Thursday, May 8, 2008

Scripting NCBI using eUtils and Python

Using the urllib2 module in the Python standard library, we could send a request directly to the Entrez server that handles normal interaction. But that would not be nice. Instead, NCBI asks that we use eUtils. In addition, we should run requests after hours (for > 100 requests) and make no more than one request every 3 seconds. Finally, they would like to have (but do not require) an email address and other information to help them help people who run really big jobs. This isn't necessary for us. We just have to figure out how eUtils works, and limit our requests.

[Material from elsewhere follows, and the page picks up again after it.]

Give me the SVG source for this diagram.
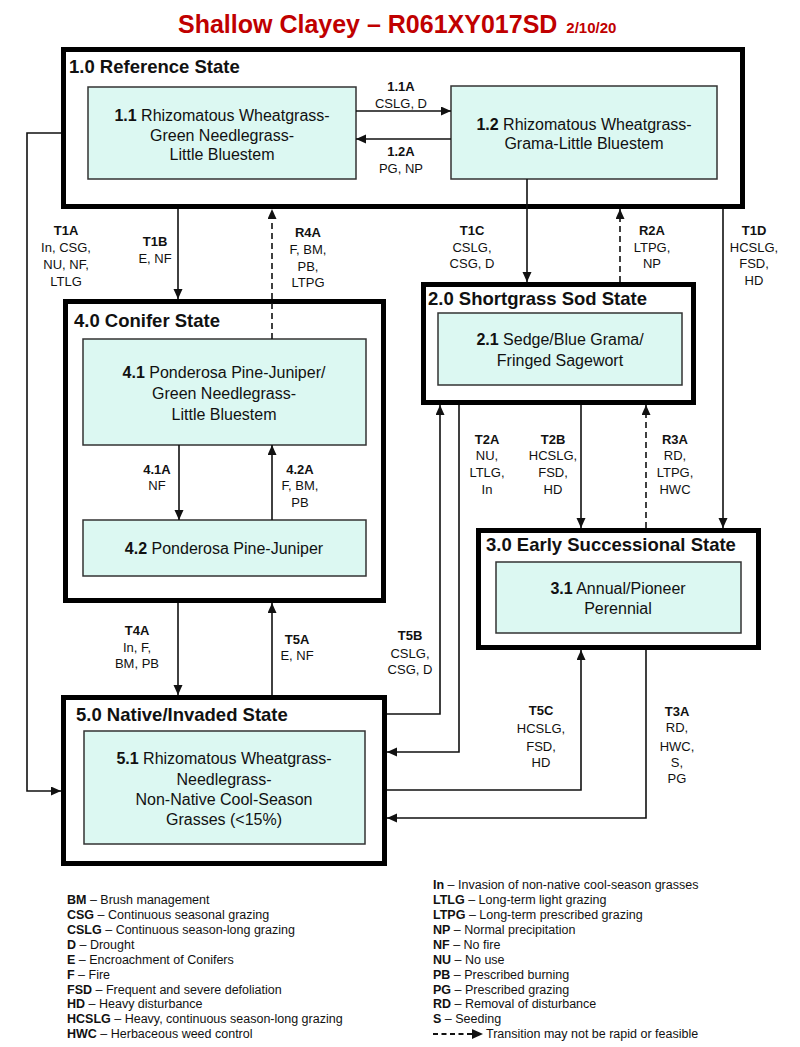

For limiting the requests to NCBI, I use a class from Biopython called RequestLimiter. The first example is almost the same as one I posted about the other day, but it includes the RequestLimiter. It uses EFetch to grab some FASTA-formatted sequences from Genbank. The previous post showed how to use the Biopython Fasta parser with the resulting data. Here we do a bit of random testing to see how robust my code is. I pick ids at random and ask for them. It seems to work fine. Occasionally we see this:

# Error: 106820 is confidential: access denied

The second example extends this to use WebEnv. It has two parts: we use ESearch to send a request to NCBI, but we ask them to save the results. They send us back a kind of cookie called WebEnv that allows us to access the results later. I use the xml.etree module to do the parsing of XML returned from ESearch. I mentioned this briefly before. One important note is that etree is only installed by default with Python as of version 2.5 (which ships with Leopard). Otherwise you'll have to install it. It should be easy. Once we have the value for the cookie we use EFetch to get the data. Much more complicated scenarios are possible and described in various places, but I haven't tried them yet. This is just to get you going.